The veins in my arm begin to swell visibly; it is a sign of blood-poisoning. This is the finishing stroke. The news spreads among my countrymen, and one evening there comes the kind-hearted woman, whose Christmas dinner I had so abruptly left, who was antipathetic to me, and whom I almost despised. She finds me out, asks how I am, and tells me with tears that the hospital is my only hope.
One can understand how helpless and humiliated I feel, as my eloquent silence shows her that I am penniless. She is seized with sympathy at seeing me so prostrate. Poor herself, and oppressed with daily anxieties, she resolves to make a collection among the Scandinavian colony, and to go to the pastor of the community.
A sinful woman has pity on the man who has deserted his lawful wife!
Once more a beggar, asking for alms by means of a woman, I begin to suspect that there is an invisible hand which guides the irresistible logic of events. I bow before the storm, determined to rise again at the first opportunity.
The carriage brings me to the hospital of St. Louis. On the way, in the Rue de Rennes, I get out in order to buy two white shirts. The winding-sheet for the last hour! I really expect a speedy death, without being able to say why.
In the hospital I am forbidden to go out without leave; besides, my hands are so wrapped up that all occupation is impossible to me; I feel therefore like a prisoner. My room is bare, contains only the most necessary things, and has nothing attractive about it. It lies near the public sitting-room, where from morning to evening they smoke and play cards. The bell rings for breakfast. As I sit down at the table I find myself in a frightful company of death's-heads. Here a nose is wanting, there an eye; there the lips hang down, here the cheek is ulcered. Two of them do not look sick, but show in their faces gloom and despair. These are "kleptomaniacs" of high social rank, who, because of their powerful connections, have escaped prison by being declared irresponsible.
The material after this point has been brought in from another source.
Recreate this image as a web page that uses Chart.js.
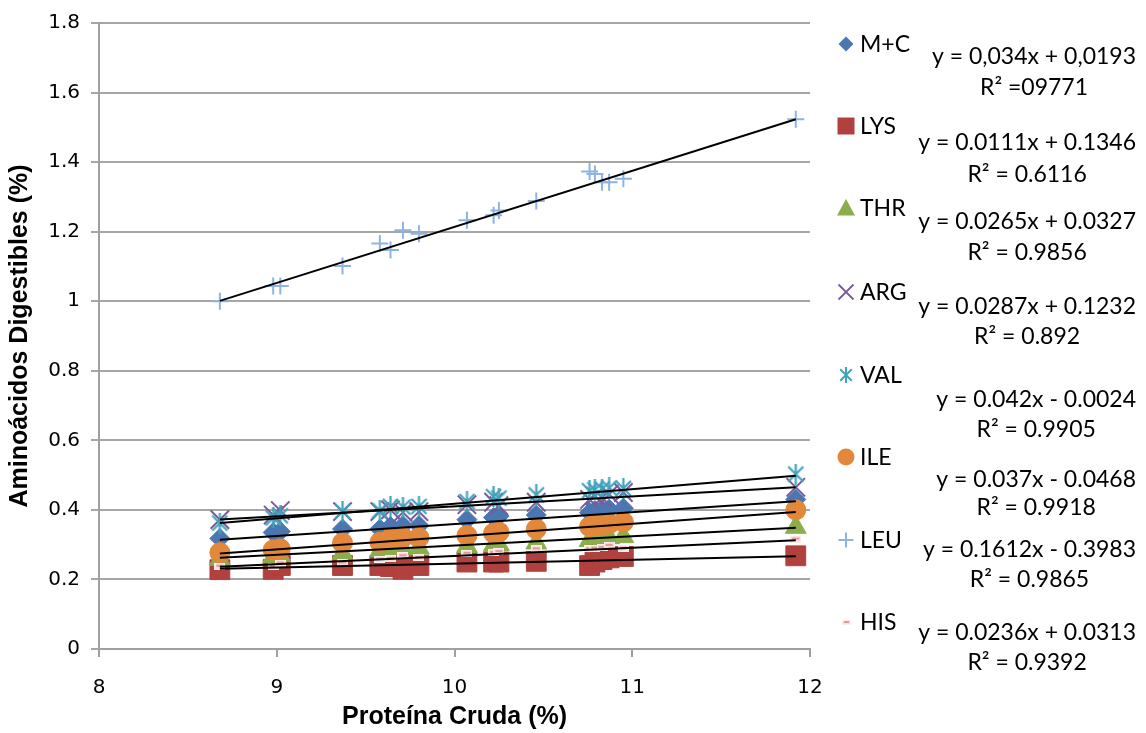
<!DOCTYPE html>
<html>
<head>
<meta charset="utf-8">
<style>
  html, body { margin: 0; padding: 0; background: #ffffff; }
  #wrap { width: 1146px; height: 733px; }
</style>
<script src="https://cdn.jsdelivr.net/npm/chart.js@4/dist/chart.umd.min.js"></script>
</head>
<body>
<div id="wrap"><canvas id="c" width="1146" height="733"></canvas></div>
<script>
// Crude protein of each sample (%)
const proteina = [8.68, 8.98, 9.02, 9.37, 9.58, 9.64, 9.71, 9.80, 10.07, 10.22, 10.25, 10.46, 10.76, 10.79, 10.83, 10.87, 10.95, 11.92];

// Digestible amino acids (%) per sample
const mc  = [0.318, 0.335, 0.338, 0.345, 0.345, 0.352, 0.355, 0.355, 0.372, 0.378, 0.382, 0.385, 0.392, 0.398, 0.400, 0.402, 0.405, 0.430];
const lys = [0.228, 0.229, 0.240, 0.240, 0.240, 0.237, 0.229, 0.240, 0.250, 0.250, 0.250, 0.252, 0.240, 0.250, 0.257, 0.262, 0.266, 0.268];
const thr = [0.258, 0.265, 0.268, 0.275, 0.282, 0.286, 0.288, 0.290, 0.295, 0.298, 0.300, 0.305, 0.312, 0.315, 0.318, 0.320, 0.323, 0.350];
const arg = [0.372, 0.385, 0.398, 0.395, 0.395, 0.400, 0.393, 0.395, 0.415, 0.422, 0.412, 0.422, 0.430, 0.440, 0.435, 0.445, 0.450, 0.465];
const val = [0.362, 0.377, 0.383, 0.396, 0.398, 0.410, 0.408, 0.410, 0.424, 0.438, 0.434, 0.443, 0.455, 0.458, 0.460, 0.463, 0.462, 0.503];
const ile = [0.277, 0.285, 0.288, 0.305, 0.307, 0.318, 0.321, 0.320, 0.326, 0.333, 0.336, 0.345, 0.352, 0.356, 0.357, 0.360, 0.365, 0.400];
const leu = [1.000, 1.044, 1.044, 1.101, 1.166, 1.147, 1.204, 1.194, 1.233, 1.247, 1.261, 1.288, 1.373, 1.366, 1.342, 1.342, 1.352, 1.523];
const his = [0.238, 0.237, 0.247, 0.248, 0.258, 0.260, 0.268, 0.263, 0.275, 0.278, 0.280, 0.288, 0.288, 0.290, 0.292, 0.298, 0.290, 0.316];

const seriesNames = ['M+C', 'LYS', 'THR', 'ARG', 'VAL', 'ILE', 'LEU', 'HIS'];
const seriesValues = [mc, lys, thr, arg, val, ile, leu, his];

// Linear trend lines: y = slope * x + intercept
const slopes     = [0.034, 0.0111, 0.0265, 0.0287, 0.042, 0.037, 0.1612, 0.0236];
const intercepts = [0.0193, 0.1346, 0.0327, 0.1232, -0.0024, -0.0468, -0.3983, 0.0313];
const eqLabels = ['y = 0,034x + 0,0193', 'y = 0.0111x + 0.1346', 'y = 0.0265x + 0.0327', 'y = 0.0287x + 0.1232',
                  'y = 0.042x - 0.0024', 'y = 0.037x - 0.0468', 'y = 0.1612x - 0.3983', 'y = 0.0236x + 0.0313'];
const r2Labels = ['R\u00b2 =09771', 'R\u00b2 = 0.6116', 'R\u00b2 = 0.9856', 'R\u00b2 = 0.892',
                  'R\u00b2 = 0.9905', 'R\u00b2 = 0.9918', 'R\u00b2 = 0.9865', 'R\u00b2 = 0.9392'];

const xTickLabels = ['8', '9', '10', '11', '12'];
const yTickLabels = ['0', '0.2', '0.4', '0.6', '0.8', '1', '1.2', '1.4', '1.6', '1.8'];

// ---- marker appearance ----
const colors = ['#4a77b2', '#b0413e', '#8cad4c', '#7a5b9b', '#40a3bd', '#e3883a', '#8db4e2', '#e8a9a8'];

function asterisk(size, color, lw) {
  const c = document.createElement('canvas');
  c.width = size; c.height = size;
  const g = c.getContext('2d');
  g.strokeStyle = color; g.lineWidth = lw; g.lineCap = 'butt';
  const m = size / 2, d = size * 0.36, v = size * 0.5;
  g.beginPath();
  g.moveTo(m - d, m - d); g.lineTo(m + d, m + d);
  g.moveTo(m + d, m - d); g.lineTo(m - d, m + d);
  g.moveTo(m, m - v); g.lineTo(m, m + v);
  g.stroke();
  return c;
}
function dash(w, h) {
  const c = document.createElement('canvas');
  c.width = w; c.height = h;
  const g = c.getContext('2d');
  g.fillStyle = '#f6dcdc';
  g.fillRect(0, 0, w, h);
  g.strokeStyle = '#f9eeee'; g.lineWidth = 1;
  g.strokeRect(0.5, 0.5, w - 1, h - 1);
  g.fillStyle = '#e49a99';
  g.fillRect(2, Math.floor(h / 2) - 1, w - 4, 2);
  return c;
}
const valMarker = asterisk(21, colors[4], 2.2);
const hisMarker = dash(11, 7);
const valLegend = asterisk(16, colors[4], 2);
const hisLegend = dash(9, 5);

const markerStyles = [
  { pointStyle: 'rectRot',  pointRadius: 10, borderWidth: 1 },
  { pointStyle: 'rect',     pointRadius: 14, borderWidth: 1 },
  { pointStyle: 'triangle', pointRadius: 12, borderWidth: 1 },
  { pointStyle: 'crossRot', pointRadius: 13, borderWidth: 2 },
  { pointStyle: valMarker,  pointRadius: 10, borderWidth: 0 },
  { pointStyle: 'circle',   pointRadius: 10, borderWidth: 1 },
  { pointStyle: 'cross',    pointRadius: 8.5, borderWidth: 2 },
  { pointStyle: hisMarker,  pointRadius: 5, borderWidth: 0 }
];
// later series sit on top of earlier ones, trend lines on top of all
const pointDatasets = seriesValues.map((vals, i) => Object.assign({
  type: 'scatter',
  label: seriesNames[i],
  data: proteina.map((x, j) => ({ x: x, y: vals[j] })),
  backgroundColor: colors[i],
  borderColor: colors[i],
  order: 20 - i
}, markerStyles[i]));

const xMin = Math.min.apply(null, proteina);
const xMax = Math.max.apply(null, proteina);
const trendDatasets = slopes.map((m, i) => ({
  type: 'scatter',
  label: 'trend ' + seriesNames[i],
  data: [{ x: xMin, y: m * xMin + intercepts[i] }, { x: xMax, y: m * xMax + intercepts[i] }],
  showLine: true,
  borderColor: '#000000',
  borderWidth: 2,
  pointRadius: 0,
  fill: false,
  order: 1
}));

// ---- legend and equation block on the right ----
const legendRowY = [44, 126, 208, 292, 375, 457, 540, 622];
const eqRowY     = [57, 143, 222, 307, 400, 480, 550, 633];
const r2RowY     = [88, 175, 253, 337, 430, 508, 580, 663];

function legendSymbol(ctx, i, x, y) {
  const col = colors[i];
  ctx.save();
  ctx.fillStyle = col; ctx.strokeStyle = col; ctx.lineWidth = 2;
  ctx.beginPath();
  if (i === 0) {
    const r = 7.5;
    ctx.moveTo(x, y - r); ctx.lineTo(x + r, y); ctx.lineTo(x, y + r); ctx.lineTo(x - r, y); ctx.closePath(); ctx.fill();
  } else if (i === 1) {
    ctx.fillRect(x - 8.5, y - 8.5, 17, 17);
  } else if (i === 2) {
    ctx.moveTo(x, y - 9); ctx.lineTo(x + 9, y + 7.5); ctx.lineTo(x - 9, y + 7.5); ctx.closePath(); ctx.fill();
  } else if (i === 3) {
    const d = 7.5;
    ctx.lineWidth = 1.8;
    ctx.moveTo(x - d, y - d); ctx.lineTo(x + d, y + d); ctx.moveTo(x + d, y - d); ctx.lineTo(x - d, y + d); ctx.stroke();
  } else if (i === 4) {
    ctx.drawImage(valLegend, x - 8, y - 8);
  } else if (i === 5) {
    ctx.arc(x, y, 8.5, 0, Math.PI * 2); ctx.fill();
  } else if (i === 6) {
    const d = 7.5;
    ctx.moveTo(x - d, y); ctx.lineTo(x + d, y); ctx.moveTo(x, y - d); ctx.lineTo(x, y + d); ctx.stroke();
  } else {
    ctx.drawImage(hisLegend, x - 4, y - 2);
  }
  ctx.restore();
}

const sidePanel = {
  id: 'sidePanel',
  afterDraw(chart) {
    const ctx = chart.ctx;
    ctx.save();
    ctx.fillStyle = '#000000';
    ctx.font = '23px Lato, "Open Sans", sans-serif';
    ctx.textBaseline = 'middle';
    seriesNames.forEach((name, i) => {
      legendSymbol(ctx, i, 846, legendRowY[i]);
      ctx.textAlign = 'left';
      ctx.fillText(name, 860, legendRowY[i] + 1);
      const w = ctx.measureText(eqLabels[i]).width;
      const cx = 1136 - w / 2;
      ctx.textAlign = 'center';
      ctx.fillText(eqLabels[i], cx, eqRowY[i]);
      ctx.fillText(r2Labels[i], cx, r2RowY[i]);
    });
    ctx.restore();
  }
};

const tickFont = { family: '"DejaVu Sans", Verdana, sans-serif', size: 20 };
const titleFont = { family: '"Liberation Sans", Arial, sans-serif', size: 25, weight: 'bold' };

new Chart(document.getElementById('c'), {
  type: 'scatter',
  data: { datasets: pointDatasets.concat(trendDatasets) },
  options: {
    responsive: false,
    animation: false,
    events: [],
    layout: { padding: { left: 0, top: 20, right: 336, bottom: 0 } },
    plugins: { legend: { display: false }, tooltip: { enabled: false } },
    scales: {
      x: {
        type: 'linear',
        min: 8, max: 12,
        afterFit(s) { s.height = 84; },
        afterBuildTicks(s) { s.ticks = xTickLabels.map(t => ({ value: Number(t) })); },
        ticks: { callback: (v, i) => xTickLabels[i], font: tickFont, color: '#000000', padding: 19, maxRotation: 0, autoSkip: false },
        grid: { drawOnChartArea: false, drawTicks: true, tickLength: 8, color: '#a0a0a0', lineWidth: 2 },
        border: { display: true, color: '#a0a0a0', width: 2 },
        title: { display: true, text: 'Proteína Cruda (%)', font: titleFont, color: '#000000', padding: { top: 0, bottom: 1 } }
      },
      y: {
        type: 'linear',
        min: 0, max: 1.8,
        afterFit(s) { s.width = 99; },
        afterBuildTicks(s) { s.ticks = yTickLabels.map(t => ({ value: Number(t) })); },
        ticks: { callback: (v, i) => yTickLabels[i], font: tickFont, color: '#000000', padding: 11, autoSkip: false },
        grid: { drawTicks: true, tickLength: 8, color: '#a6a6a6', lineWidth: 2 },
        border: { display: true, color: '#a0a0a0', width: 2 },
        title: { display: true, text: 'Aminoácidos Digestibles (%)', font: titleFont, color: '#000000', padding: { top: 5, bottom: 0 } }
      }
    }
  },
  plugins: [sidePanel]
});
</script>
</body>
</html>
An unpleasant smell of iodoform takes away my appetite. Since my hands are muffled I must ask the help of my neighbour for cutting bread and pouring out wine. Round this banquet of criminals and those condemned to death goes the good Mother, the Superintendent, in her severe black and white dress, and gives each of us his poisonous medicine. With a glass holding arsenic I drink to a death's-head who pledges me in digitalis. That is gruesome, and yet one must be thankful! That makes me wild. To have to be thankful for something so petty and unpleasant!
They dress me, and undress me, and look after me like a child. The kind sister takes a fancy to me, treats me like a baby, calls me "my child," while I call her "mother."
But it does me good to be able to say this word "mother," which has not passed my lips for thirty years. The old lady, an Augustine nun, who wears the garb of the dead, because she has never lived, is mild as resignation itself, and teaches us to smile at our sufferings as though they were joys, for she knows the beneficial effects of pain. She does not utter a word of reproof nor admonition nor sermonising.
She knows the regulations of the ordinary hospitals so well that she can allow small liberties to the patients, though not to herself. She permits me to smoke in my room, and offers to make my cigarettes herself; this, however, I decline. She procures for me permission to go out beyond the regulated limits of time. When she discovers that I am actively interested in chemistry, she takes me to the learned apothecary of the hospital. He lends me books, and invites me, when I acquaint him with my theory of the composite character of so-called simple bodies, to work in his laboratory. This nun has had a great influence on my life. I begin to reconcile myself again to my lot, and value the happy mischance which has brought me under this kindly roof.